On Tue, 19 Jan 1999 09:59:12 -0500, "Michael S. Lorrey" <firstname.lastname@example.org> wrote:
> EvMick@aol.com wrote:
> > In a message dated 1/15/99 12:43:57 PM Central Standard Time, email@example.com
> > writes:
> > >
> > > But does socialism inherently involve advocating the use of force?
> > > Can't it be organized on a voluntary basis?
> > I don't recall any instance where socialism hasn't involved force,
> > ultimately. Have there been actual examples?
>I would say that with the sole exception of communes and kibbutzes, which
>still relied on significant amounts of peer pressure, no socialist
>organization with any political power has worked for very long without
>force. My opinion for this is that since communalism is so much of an
>anathema to human nature that force must be used to maintain a population
>in permanent residency. Note that communes and kibbutzes do have
>significant turnover levels, mostly of young adults coming and going once
>they got the socialist bug worked out of their systems. I admit that when I
>was a teenager that I considered myself a socialist for about two weeks...
>then I regained my sanity and actually thought things through. I once heard
>someone say that they would be worried about a person who had not been a
>socialist for at least 15 minutes in their lives....
> Mike Lorrey
Whether "socialism" can be a viable voluntary form of organization all depends on how you define the parameters. Certainly, if you define it as a form of "government" then ipso facto it involves coercion, as most people define a "government" as an institution that has monopolized the "legitimate" use of force.
However, even inside an unrestricted "free market," people form voluntary organizations _all of the time_ wherein "each contributes according to his ability and each takes according to his needs." The most common example is kinship and marriage based communities, i.e., "families," but business organizations, i.e., companies are also clear examples of economic organizations that are not internally governed by market principles. Families tend to lean more towards communism (as defined by the Marxist quote above), while business tend more toward socialism, in that they allow/tolerate a more uneven distribution of the fruits of the collective enterprise. Most people appear to make the calculation that it is economically efficient to participate in these kinds of organizations, and they generally do so free of the type of coercion we associate with government.

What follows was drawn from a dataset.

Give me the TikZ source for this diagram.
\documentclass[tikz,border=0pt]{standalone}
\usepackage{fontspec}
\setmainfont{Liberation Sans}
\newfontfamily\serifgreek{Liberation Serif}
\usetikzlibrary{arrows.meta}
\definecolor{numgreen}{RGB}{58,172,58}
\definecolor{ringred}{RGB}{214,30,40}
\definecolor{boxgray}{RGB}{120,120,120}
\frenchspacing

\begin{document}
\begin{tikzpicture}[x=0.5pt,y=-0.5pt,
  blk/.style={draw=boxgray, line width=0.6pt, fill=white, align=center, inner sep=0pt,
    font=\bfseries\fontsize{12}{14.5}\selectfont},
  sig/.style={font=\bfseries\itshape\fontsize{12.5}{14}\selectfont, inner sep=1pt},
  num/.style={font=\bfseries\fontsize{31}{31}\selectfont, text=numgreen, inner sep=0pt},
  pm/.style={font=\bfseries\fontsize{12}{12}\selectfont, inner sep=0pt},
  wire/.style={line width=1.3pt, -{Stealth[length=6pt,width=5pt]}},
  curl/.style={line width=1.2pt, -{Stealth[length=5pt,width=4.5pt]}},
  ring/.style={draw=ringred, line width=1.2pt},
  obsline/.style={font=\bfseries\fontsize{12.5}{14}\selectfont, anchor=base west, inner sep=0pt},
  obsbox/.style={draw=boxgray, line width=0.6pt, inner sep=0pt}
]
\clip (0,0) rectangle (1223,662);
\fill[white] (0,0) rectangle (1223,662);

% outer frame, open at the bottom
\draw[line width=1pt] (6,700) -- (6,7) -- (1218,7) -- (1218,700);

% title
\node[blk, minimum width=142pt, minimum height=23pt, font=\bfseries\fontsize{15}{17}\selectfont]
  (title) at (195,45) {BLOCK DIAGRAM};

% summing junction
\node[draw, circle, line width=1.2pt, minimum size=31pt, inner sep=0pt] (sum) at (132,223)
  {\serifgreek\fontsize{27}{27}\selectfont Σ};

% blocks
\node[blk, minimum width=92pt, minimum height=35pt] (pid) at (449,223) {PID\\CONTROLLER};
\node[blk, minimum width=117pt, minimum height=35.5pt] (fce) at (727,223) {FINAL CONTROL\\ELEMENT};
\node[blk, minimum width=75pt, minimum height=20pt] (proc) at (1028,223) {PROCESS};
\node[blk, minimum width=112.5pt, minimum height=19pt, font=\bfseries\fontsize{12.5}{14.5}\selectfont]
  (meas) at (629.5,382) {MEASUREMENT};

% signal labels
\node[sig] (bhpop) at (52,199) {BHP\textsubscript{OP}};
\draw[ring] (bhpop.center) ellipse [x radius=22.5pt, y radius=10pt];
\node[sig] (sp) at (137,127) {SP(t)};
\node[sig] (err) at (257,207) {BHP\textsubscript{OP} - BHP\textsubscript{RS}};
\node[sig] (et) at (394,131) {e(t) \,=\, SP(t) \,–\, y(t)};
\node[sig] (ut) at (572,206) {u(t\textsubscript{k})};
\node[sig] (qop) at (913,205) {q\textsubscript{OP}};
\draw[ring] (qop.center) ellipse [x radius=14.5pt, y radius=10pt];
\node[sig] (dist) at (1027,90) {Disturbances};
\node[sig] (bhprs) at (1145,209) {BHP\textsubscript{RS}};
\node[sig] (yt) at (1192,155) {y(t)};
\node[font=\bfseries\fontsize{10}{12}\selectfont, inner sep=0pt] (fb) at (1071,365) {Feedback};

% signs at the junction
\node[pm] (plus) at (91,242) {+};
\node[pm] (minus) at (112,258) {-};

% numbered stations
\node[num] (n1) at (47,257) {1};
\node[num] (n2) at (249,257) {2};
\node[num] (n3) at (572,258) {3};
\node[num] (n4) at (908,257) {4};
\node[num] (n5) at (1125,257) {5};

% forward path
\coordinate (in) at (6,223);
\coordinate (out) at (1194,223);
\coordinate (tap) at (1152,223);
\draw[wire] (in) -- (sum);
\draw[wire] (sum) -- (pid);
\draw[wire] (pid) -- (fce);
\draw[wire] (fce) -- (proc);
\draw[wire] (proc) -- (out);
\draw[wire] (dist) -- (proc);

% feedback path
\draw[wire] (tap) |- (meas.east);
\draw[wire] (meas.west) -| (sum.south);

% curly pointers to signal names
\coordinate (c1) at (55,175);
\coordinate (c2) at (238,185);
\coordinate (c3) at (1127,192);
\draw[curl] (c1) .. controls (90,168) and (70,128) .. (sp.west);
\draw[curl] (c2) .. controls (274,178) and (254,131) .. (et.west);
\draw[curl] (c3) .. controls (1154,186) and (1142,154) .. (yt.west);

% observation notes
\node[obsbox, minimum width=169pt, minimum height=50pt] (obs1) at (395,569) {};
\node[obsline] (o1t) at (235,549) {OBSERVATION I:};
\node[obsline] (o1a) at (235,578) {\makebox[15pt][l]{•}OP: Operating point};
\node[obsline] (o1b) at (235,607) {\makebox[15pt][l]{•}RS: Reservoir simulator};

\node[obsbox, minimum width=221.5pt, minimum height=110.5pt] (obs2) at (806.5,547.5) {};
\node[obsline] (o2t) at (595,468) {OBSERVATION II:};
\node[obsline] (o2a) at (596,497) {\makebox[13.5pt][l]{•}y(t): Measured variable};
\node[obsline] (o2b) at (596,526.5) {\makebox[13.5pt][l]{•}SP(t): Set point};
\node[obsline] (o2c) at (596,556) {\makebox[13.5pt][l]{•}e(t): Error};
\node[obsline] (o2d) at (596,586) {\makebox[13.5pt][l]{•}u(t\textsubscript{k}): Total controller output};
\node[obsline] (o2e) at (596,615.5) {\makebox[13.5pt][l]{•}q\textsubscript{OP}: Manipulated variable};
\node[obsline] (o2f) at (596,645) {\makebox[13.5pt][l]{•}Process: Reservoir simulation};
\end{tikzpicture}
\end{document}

Explained from a more theoretical perspective, this is simply an application of Coase's Theory of the Firm. Quite simply, Coase's Theory of the Firm posits that, given the existence of transaction costs and differing utility curves, there are economic activities that are more efficiently performed inside the structure of a command economy (rather than being contracted out on the free market). Thus, in a "free market" (where people are free to organize their activities as they will) people will voluntarily form "command economies" around these bottlenecks to maximize economic efficiency. Depending on transaction costs, it can be a tremendous drag on efficiency to outsource your required inputs. This is why companies exist: rather than all economic interaction being a negotiated transaction between two individuals, sometimes it is more efficient to have a command economy. Thus, a small-business owner makes the calculation that it is more efficient to hire permanent help that she can order to do any task she needs help with, rather than attempting to hire temporary help for different individual projects; or a corporation that manufactures end-use products might also own factories to manufacture its primary inputs, perhaps because it cannot tolerate the uncertainty associated with acquiring those inputs on the open market.
To summarize, belief in the efficiency of the "laissez faire" free market does not require one to eliminate the socialist meme as an appropriate method of economic organization. Inefficiencies and differing utility curves will result in the creation of voluntary organizations in which each participant agrees to work towards maximizing the good of the whole rather than their individual good, often in exchange for some reduction of the risk of sub-par individual economic performance. Perhaps you are a risk-tolerant entrepreneur, but there are others who would prefer to join a corporation or partnership where they share the risks and rewards with others in exchange for a more predictable income. This too is "socialism," and it appears to work.
It is obviously different from the "Socialism" coercively imposed by a
government, but that's what happens when you bandy about words loaded with
ideological baggage, without stopping to think about what they really mean.
If "voluntary socialism" is defined as "an organization run with an
internal command economy to which the members voluntarily submit," then of
course it has been an economically successful method of organizing
vis-a-vis its competitors. Just look at Microsoft....
Now, if your ideological meme-set makes you want to define businesses and
families as something other than "socialism" then we've got a whole 'nother
semantic ball of wax around which to engage in a typical Extropian-list
ideological flame-fest.... But many such disagreements, it is rooted in
the fact that people attach different meanings to a meme-symbol like
Now, if your ideological meme-set makes you want to define businesses and families as something other than "socialism" then we've got a whole 'nother semantic ball of wax around which to engage in a typical Extropian-list ideological flame-fest.... But many such disagreements, it is rooted in the fact that people attach different meanings to a meme-symbol like "socialism."